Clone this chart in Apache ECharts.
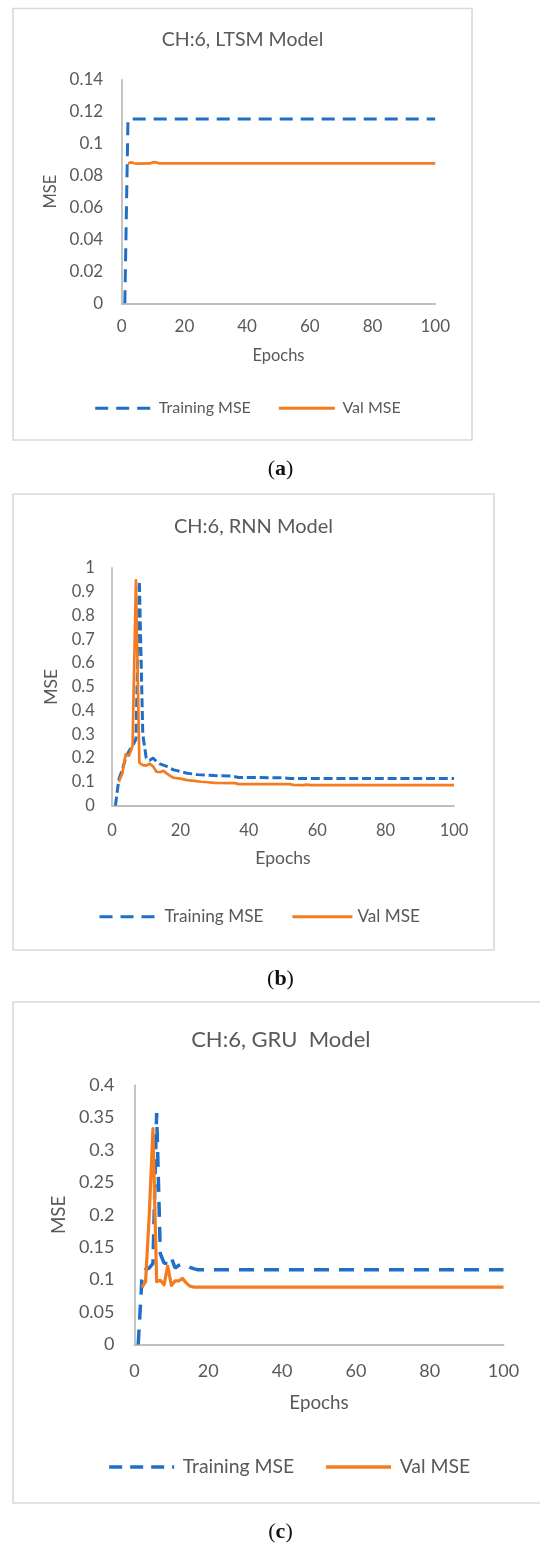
<!DOCTYPE html>
<html>
<head>
<meta charset="utf-8">
<script src="https://cdn.jsdelivr.net/npm/echarts@6/dist/echarts.min.js"></script>
<style>
  html, body { margin: 0; padding: 0; background: #ffffff; }
  #chart { width: 540px; height: 1546px; }
</style>
</head>
<body>
<div id="chart"></div>
<script>
// ---- Training / validation MSE per epoch, channel 6 ----

// LTSM model
const lstmTrainEpochs = [1, 2, 100];
const lstmTrainMse    = [0, 0.1155, 0.1155];
const lstmValEpochs   = [2, 3, 4, 5, 9, 10, 11, 12, 100];
const lstmValMse      = [0.0877, 0.0884, 0.0878, 0.0876, 0.0877, 0.0885, 0.0884, 0.0877, 0.0877];

// RNN model
const rnnTrainEpochs = [1, 2, 3, 4, 5, 6, 7, 8, 9, 10, 11, 12, 13, 14, 16, 18, 20, 22, 25, 30, 35, 37, 50, 52, 100];
const rnnTrainMse    = [0, 0.11, 0.15, 0.2, 0.23, 0.25, 0.28, 0.945, 0.3, 0.2, 0.19, 0.2, 0.185, 0.175, 0.165, 0.15, 0.143, 0.136, 0.13, 0.126, 0.124, 0.118, 0.117, 0.114, 0.114];
const rnnValEpochs   = [2, 3, 4, 5, 6, 7, 8, 9, 10, 11, 12, 13, 14, 15, 16, 17, 18, 20, 22, 24, 26, 28, 30, 36, 37, 52, 53, 56, 57, 58, 100];
const rnnValMse      = [0.1, 0.135, 0.215, 0.21, 0.25, 0.948, 0.18, 0.17, 0.168, 0.176, 0.165, 0.142, 0.14, 0.146, 0.135, 0.125, 0.117, 0.113, 0.107, 0.104, 0.1, 0.098, 0.095, 0.094, 0.09, 0.09, 0.087, 0.086, 0.088, 0.086, 0.086];

// GRU model
const gruTrainEpochs = [1, 2, 3, 4, 5, 6, 7, 8, 9, 10, 11, 12, 13, 14, 15, 16, 17, 100];
const gruTrainMse    = [0, 0.1, 0.116, 0.118, 0.125, 0.357, 0.14, 0.126, 0.124, 0.134, 0.118, 0.122, 0.124, 0.122, 0.119, 0.117, 0.1155, 0.1155];
const gruValEpochs   = [2, 3, 4, 5, 6, 7, 8, 9, 10, 11, 12, 13, 14, 15, 16, 100];
const gruValMse      = [0.088, 0.097, 0.2, 0.333, 0.097, 0.099, 0.092, 0.121, 0.091, 0.098, 0.098, 0.102, 0.095, 0.09, 0.0886, 0.0886];

// Axis ticks
const epochTicks = { min: 0, max: 100, interval: 20 };
const lstmTicks  = { min: 0, max: 0.14, interval: 0.02 };
const rnnTicks   = { min: 0, max: 1, interval: 0.1 };
const gruTicks   = { min: 0, max: 0.4, interval: 0.05 };

const titles = ['CH:6, LTSM Model', 'CH:6, RNN Model', 'CH:6, GRU  Model'];
const seriesNames = ['Training MSE', 'Val MSE'];
const panelTags = ['a', 'b', 'c'];

// ---- Styling ----
const FONT = 'Lato';
const TEXT = '#595959';
const AXIS = '#bfbfbf';
const BLUE = '#1f6fc6';
const ORANGE = '#f47c20';

const pair = (xs, ys) => xs.map((x, i) => [x, ys[i]]);

const panels = [
  {
    frame: { x: 13, y: 8.5, w: 459, h: 431.5 },
    grid: { left: 121.7, top: 80, width: 313.5, height: 223.3 },
    titleX: 242.5, titleY: 40, titleSize: 19.5,
    tickSize: 17, xMargin: 15, yMargin: 18.5,
    nameSize: 16.5, xNameGap: 43.5, yNameGap: 61.5,
    legend: { left: 93.7, y: 408.3, size: 16, iconW: 56, gap: 26.5, textPad: 2.6 },
    dash: [13, 8], lineW: 3,
    tagY: 469,
    yTicks: lstmTicks,
    train: pair(lstmTrainEpochs, lstmTrainMse),
    val: pair(lstmValEpochs, lstmValMse)
  },
  {
    frame: { x: 13, y: 494, w: 481, h: 456 },
    grid: { left: 112, top: 568, width: 342, height: 237.5 },
    titleX: 253.5, titleY: 527, titleSize: 20,
    tickSize: 16.5, xMargin: 16.5, yMargin: 17.3,
    nameSize: 17.5, xNameGap: 44, yNameGap: 50,
    legend: { left: 98, y: 916.7, size: 17.2, iconW: 60, gap: 27.5, textPad: 0 },
    dash: [9, 3.8], lineW: 3,
    tagY: 979.5,
    yTicks: rnnTicks,
    train: pair(rnnTrainEpochs, rnnTrainMse),
    val: pair(rnnValEpochs, rnnValMse)
  },
  {
    frame: { x: 13, y: 1002, w: 535, h: 501 },
    grid: { left: 134.5, top: 1085.2, width: 369, height: 259.3 },
    titleX: 280.8, titleY: 1040, titleSize: 22,
    tickSize: 18, xMargin: 18, yMargin: 20,
    nameSize: 18.8, xNameGap: 49, yNameGap: 66,
    legend: { left: 107.4, y: 1467, size: 19.4, iconW: 65, gap: 30, textPad: 3.6 },
    dash: [15, 10], lineW: 3.5,
    tagY: 1532,
    yTicks: gruTicks,
    train: pair(gruTrainEpochs, gruTrainMse),
    val: pair(gruValEpochs, gruValMse)
  }
];

const option = {
  backgroundColor: '#ffffff',
  animation: false,
  title: [],
  legend: [],
  grid: [],
  xAxis: [],
  yAxis: [],
  series: [],
  graphic: []
};

panels.forEach((p, i) => {
  // chart area border
  option.graphic.push({
    type: 'rect', silent: true, z: -10,
    shape: { x: p.frame.x, y: p.frame.y, width: p.frame.w, height: p.frame.h },
    style: { fill: 'none', stroke: '#d9d9d9', lineWidth: 1.6 }
  });
  // figure tag under each chart
  option.graphic.push({
    type: 'text', silent: true,
    x: 280.5, y: p.tagY,
    style: {
      text: '{p|(}{b|' + panelTags[i] + '}{p|)}',
      align: 'center', verticalAlign: 'middle',
      rich: {
        p: { fontFamily: 'Liberation Serif', fontSize: 22, fill: '#111' },
        b: { fontFamily: 'Liberation Serif', fontSize: 22, fontWeight: 'bold', fill: '#111' }
      }
    }
  });

  option.title.push({
    text: titles[i],
    left: p.titleX, top: p.titleY, padding: 0,
    textAlign: 'center', textVerticalAlign: 'middle',
    textStyle: { fontFamily: FONT, fontSize: p.titleSize, fontWeight: 'normal', color: TEXT }
  });

  option.legend.push({
    data: seriesNames,
    left: p.legend.left, top: p.legend.y - 11, padding: 0,
    itemWidth: p.legend.iconW, itemHeight: 14, itemGap: p.legend.gap,
    selectedMode: false,
    textStyle: { fontFamily: FONT, fontSize: p.legend.size, color: TEXT, lineHeight: 22, padding: [0, 0, 0, p.legend.textPad] },
    itemStyle: { color: 'rgba(0,0,0,0)', borderWidth: 0 },
    lineStyle: { width: p.lineW }
  });

  option.grid.push(Object.assign({ containLabel: false }, p.grid));

  option.xAxis.push({
    gridIndex: i, type: 'value',
    min: epochTicks.min, max: epochTicks.max, interval: epochTicks.interval,
    axisLine: { show: true, onZero: false, lineStyle: { color: AXIS, width: 1.8 } },
    axisTick: { show: false },
    splitLine: { show: false },
    axisLabel: { fontFamily: FONT, fontSize: p.tickSize, color: TEXT, margin: p.xMargin },
    name: 'Epochs', nameLocation: 'middle', nameGap: p.xNameGap,
    nameTextStyle: { fontFamily: FONT, fontSize: p.nameSize, color: TEXT }
  });

  option.yAxis.push({
    gridIndex: i, type: 'value',
    min: p.yTicks.min, max: p.yTicks.max, interval: p.yTicks.interval,
    axisLine: { show: true, onZero: false, lineStyle: { color: AXIS, width: 1.8 } },
    axisTick: { show: false },
    splitLine: { show: false },
    axisLabel: { fontFamily: FONT, fontSize: p.tickSize, color: TEXT, margin: p.yMargin },
    name: 'MSE', nameLocation: 'middle', nameGap: p.yNameGap,
    nameTextStyle: { fontFamily: FONT, fontSize: p.nameSize, color: TEXT }
  });

  option.series.push({
    name: seriesNames[0], type: 'line', xAxisIndex: i, yAxisIndex: i,
    data: p.train, symbol: 'none', showSymbol: false, z: 2,
    color: BLUE,
    lineStyle: { color: BLUE, width: p.lineW, type: p.dash, cap: 'butt' }
  });
  option.series.push({
    name: seriesNames[1], type: 'line', xAxisIndex: i, yAxisIndex: i,
    data: p.val, symbol: 'none', showSymbol: false, z: 3,
    color: ORANGE,
    lineStyle: { color: ORANGE, width: p.lineW - 0.3, join: 'round' }
  });
});

const chart = echarts.init(document.getElementById('chart'), null, { renderer: 'canvas' });
chart.setOption(option);
</script>
</body>
</html>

> STATED TASK
From the first line of the listing above, repeat every line through the one holding "0.0884, 0.0877, 0.0877];". Both ends count, and pictures stay out.

> WRITTEN RESPONSE
Clone this chart in Apache ECharts.
<!DOCTYPE html>
<html>
<head>
<meta charset="utf-8">
<script src="https://cdn.jsdelivr.net/npm/echarts@6/dist/echarts.min.js"></script>
<style>
  html, body { margin: 0; padding: 0; background: #ffffff; }
  #chart { width: 540px; height: 1546px; }
</style>
</head>
<body>
<div id="chart"></div>
<script>
// ---- Training / validation MSE per epoch, channel 6 ----

// LTSM model
const lstmTrainEpochs = [1, 2, 100];
const lstmTrainMse    = [0, 0.1155, 0.1155];
const lstmValEpochs   = [2, 3, 4, 5, 9, 10, 11, 12, 100];
const lstmValMse      = [0.0877, 0.0884, 0.0878, 0.0876, 0.0877, 0.0885, 0.0884, 0.0877, 0.0877];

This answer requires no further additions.